(1) One who sells any product in a defective condition unreasonably dangerous to the user or consumer or to his property is subject to liability for physical harm thereby caused to the ultimate user or consumer, or to his property, if (a) the seller is engaged in the business of selling such a product, and (b) it is expected to and does reach the user or consumer without substantial change in the condition in which it is sold. (2) The rule stated in Subsection (1) applies although (a) the seller has exercised all possible care in the preparation and sale of his product, and (b) the user or consumer has not bought the product from or entered into any contractual relation with the seller.
A waitress was injured while working when a soda bottle exploded in her hand and a glass fragment of the bottle punctured a nerve in her wrist. The waitress and her husband brought suit against the bottling company of the soda, to recover damages upon pleaded theories of breach of implied warranty, negligence, and strict liability. The court submitted the case to a jury on the theories of breach of implied warranty and contributory negligence under the doctrine of res ipsa loquitur. The jury returned a verdict for the bottling company. The waitress appealed the case.

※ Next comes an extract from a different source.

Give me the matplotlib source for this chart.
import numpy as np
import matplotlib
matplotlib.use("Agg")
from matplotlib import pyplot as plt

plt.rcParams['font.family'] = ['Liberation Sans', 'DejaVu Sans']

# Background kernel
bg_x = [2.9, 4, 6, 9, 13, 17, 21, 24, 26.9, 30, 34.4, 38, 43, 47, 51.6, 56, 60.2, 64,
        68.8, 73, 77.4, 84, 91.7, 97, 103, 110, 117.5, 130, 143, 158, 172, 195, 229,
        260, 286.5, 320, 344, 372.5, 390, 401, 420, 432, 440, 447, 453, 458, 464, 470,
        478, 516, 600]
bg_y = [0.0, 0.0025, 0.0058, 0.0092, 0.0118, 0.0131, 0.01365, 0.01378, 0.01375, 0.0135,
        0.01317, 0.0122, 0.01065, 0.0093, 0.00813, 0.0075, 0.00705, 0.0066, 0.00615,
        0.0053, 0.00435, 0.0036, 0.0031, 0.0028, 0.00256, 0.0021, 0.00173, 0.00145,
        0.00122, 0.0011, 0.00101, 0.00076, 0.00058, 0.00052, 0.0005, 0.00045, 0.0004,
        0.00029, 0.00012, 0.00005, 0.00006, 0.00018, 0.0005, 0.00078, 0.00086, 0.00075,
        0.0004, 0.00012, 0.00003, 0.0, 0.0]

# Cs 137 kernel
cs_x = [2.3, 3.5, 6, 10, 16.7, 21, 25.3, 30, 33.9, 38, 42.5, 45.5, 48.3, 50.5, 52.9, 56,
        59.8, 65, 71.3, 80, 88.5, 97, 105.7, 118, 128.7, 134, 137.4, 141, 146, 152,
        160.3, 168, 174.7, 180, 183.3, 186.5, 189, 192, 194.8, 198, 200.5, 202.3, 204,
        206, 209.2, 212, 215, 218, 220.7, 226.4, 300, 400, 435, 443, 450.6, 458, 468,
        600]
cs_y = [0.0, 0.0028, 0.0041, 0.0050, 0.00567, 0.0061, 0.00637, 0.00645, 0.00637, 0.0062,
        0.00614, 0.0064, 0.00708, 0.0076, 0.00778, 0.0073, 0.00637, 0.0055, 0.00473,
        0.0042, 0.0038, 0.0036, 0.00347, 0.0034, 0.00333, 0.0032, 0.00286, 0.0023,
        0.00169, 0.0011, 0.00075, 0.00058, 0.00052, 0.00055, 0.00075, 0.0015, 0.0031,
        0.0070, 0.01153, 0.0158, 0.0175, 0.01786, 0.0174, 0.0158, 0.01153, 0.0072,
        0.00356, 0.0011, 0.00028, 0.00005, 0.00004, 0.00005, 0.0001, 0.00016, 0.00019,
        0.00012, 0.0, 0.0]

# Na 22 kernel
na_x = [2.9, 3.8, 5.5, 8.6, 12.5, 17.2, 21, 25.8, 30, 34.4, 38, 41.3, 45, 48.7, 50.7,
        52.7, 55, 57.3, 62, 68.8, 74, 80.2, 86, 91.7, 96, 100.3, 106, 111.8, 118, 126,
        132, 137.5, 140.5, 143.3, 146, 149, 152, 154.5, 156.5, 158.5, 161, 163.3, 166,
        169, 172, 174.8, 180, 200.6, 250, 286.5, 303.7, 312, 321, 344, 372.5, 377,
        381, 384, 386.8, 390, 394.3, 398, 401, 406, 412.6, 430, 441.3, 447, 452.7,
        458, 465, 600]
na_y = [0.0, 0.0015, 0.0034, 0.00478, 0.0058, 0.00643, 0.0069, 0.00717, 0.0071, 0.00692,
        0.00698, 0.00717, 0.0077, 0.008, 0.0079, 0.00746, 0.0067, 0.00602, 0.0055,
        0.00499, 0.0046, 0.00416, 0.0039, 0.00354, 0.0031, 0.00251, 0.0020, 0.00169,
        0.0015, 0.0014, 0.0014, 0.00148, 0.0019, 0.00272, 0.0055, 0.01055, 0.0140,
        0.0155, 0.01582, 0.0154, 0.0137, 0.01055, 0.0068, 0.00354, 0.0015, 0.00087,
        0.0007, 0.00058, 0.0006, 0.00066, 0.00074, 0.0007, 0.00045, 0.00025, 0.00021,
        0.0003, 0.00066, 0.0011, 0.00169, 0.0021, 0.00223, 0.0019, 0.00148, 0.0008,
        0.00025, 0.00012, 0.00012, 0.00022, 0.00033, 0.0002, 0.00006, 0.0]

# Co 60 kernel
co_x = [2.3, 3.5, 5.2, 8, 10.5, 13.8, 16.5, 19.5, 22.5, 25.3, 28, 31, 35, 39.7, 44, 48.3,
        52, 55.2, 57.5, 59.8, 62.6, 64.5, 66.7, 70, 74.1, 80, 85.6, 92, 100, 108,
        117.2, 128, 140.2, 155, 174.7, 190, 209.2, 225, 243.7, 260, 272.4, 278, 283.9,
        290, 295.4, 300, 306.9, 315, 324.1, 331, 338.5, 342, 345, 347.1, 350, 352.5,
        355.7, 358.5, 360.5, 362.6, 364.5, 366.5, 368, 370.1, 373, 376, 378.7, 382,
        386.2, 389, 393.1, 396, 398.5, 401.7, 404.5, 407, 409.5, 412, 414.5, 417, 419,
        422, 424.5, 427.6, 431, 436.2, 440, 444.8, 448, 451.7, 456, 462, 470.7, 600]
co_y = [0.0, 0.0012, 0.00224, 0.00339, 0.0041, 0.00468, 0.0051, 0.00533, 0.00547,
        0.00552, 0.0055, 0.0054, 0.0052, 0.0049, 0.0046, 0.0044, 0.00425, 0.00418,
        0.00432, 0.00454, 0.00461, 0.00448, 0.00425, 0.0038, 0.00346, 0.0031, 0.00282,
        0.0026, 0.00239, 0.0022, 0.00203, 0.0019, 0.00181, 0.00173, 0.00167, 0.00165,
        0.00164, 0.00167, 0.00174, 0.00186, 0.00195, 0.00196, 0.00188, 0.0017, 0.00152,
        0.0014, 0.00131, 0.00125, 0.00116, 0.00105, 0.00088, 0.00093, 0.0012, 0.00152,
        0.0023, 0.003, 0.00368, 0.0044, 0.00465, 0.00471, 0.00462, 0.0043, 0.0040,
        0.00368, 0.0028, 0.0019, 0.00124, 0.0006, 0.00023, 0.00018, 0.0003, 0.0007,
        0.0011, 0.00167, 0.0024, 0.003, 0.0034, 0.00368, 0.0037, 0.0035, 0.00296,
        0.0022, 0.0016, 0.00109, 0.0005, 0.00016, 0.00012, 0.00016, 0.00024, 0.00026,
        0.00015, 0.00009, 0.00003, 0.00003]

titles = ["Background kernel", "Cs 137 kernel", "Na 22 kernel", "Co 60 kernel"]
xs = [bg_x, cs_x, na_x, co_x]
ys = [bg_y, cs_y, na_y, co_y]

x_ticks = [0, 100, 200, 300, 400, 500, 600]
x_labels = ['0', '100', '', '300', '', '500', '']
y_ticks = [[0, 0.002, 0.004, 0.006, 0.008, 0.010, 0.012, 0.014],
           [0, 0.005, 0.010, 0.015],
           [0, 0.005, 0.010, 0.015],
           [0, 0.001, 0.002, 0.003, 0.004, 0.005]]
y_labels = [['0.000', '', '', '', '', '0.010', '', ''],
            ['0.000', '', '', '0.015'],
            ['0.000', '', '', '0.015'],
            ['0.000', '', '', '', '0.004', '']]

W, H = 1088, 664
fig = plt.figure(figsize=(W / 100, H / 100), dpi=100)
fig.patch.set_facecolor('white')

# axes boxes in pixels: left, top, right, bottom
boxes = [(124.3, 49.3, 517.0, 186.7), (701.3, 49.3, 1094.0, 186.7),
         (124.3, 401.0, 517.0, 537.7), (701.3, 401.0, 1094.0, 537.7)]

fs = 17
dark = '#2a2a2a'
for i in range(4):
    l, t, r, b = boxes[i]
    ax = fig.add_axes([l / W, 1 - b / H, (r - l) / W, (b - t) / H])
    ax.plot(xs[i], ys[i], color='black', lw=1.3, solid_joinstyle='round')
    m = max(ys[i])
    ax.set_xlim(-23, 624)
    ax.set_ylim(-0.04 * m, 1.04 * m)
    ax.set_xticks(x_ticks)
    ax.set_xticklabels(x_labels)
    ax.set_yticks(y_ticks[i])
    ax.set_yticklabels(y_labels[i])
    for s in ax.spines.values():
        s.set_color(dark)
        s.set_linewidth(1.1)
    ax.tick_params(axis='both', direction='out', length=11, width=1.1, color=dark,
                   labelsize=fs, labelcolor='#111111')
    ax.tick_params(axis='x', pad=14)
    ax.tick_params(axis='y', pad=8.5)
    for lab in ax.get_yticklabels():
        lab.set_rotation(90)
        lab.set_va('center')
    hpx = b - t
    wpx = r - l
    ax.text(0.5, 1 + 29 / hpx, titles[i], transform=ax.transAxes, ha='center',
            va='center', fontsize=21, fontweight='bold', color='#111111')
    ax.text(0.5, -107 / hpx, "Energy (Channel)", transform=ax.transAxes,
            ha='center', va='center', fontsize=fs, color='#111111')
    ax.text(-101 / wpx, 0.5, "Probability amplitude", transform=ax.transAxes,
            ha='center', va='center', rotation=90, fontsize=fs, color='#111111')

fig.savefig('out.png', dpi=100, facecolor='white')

Could a waitress recover for nerve damage absent evidence of contributory negligence by opening a soda bottle in the usual manner, was an implied warranty breached by the bottler, and did res ipsa loquitur apply?

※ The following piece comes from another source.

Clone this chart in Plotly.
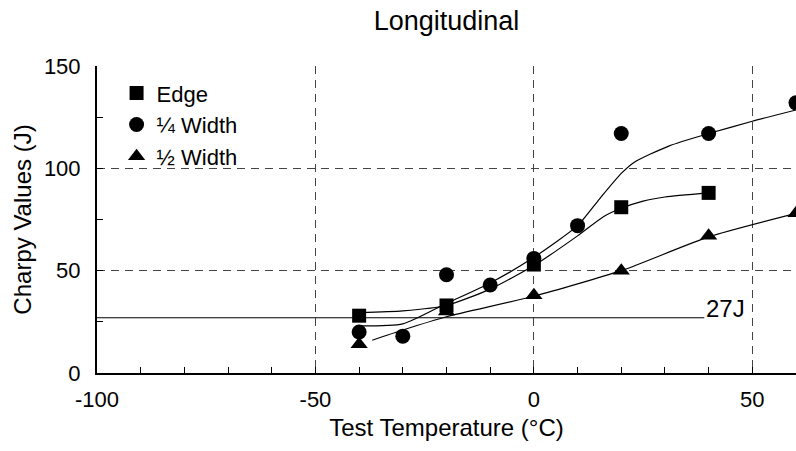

The court found that the trial court committed reversible error when it submitted the issue of contributory negligence to the jury because the record was devoid of any evidence upon which a finding of contributory negligence could be sustained. Because it could be inferred from the circumstantial evidence that it was more probable than not that the product was defective when it left defendant's hands and because no misuse on plaintiff's part was shown, a new trial was necessary because the issue of liability should also have been submitted to the jury on the requested strict liability theory.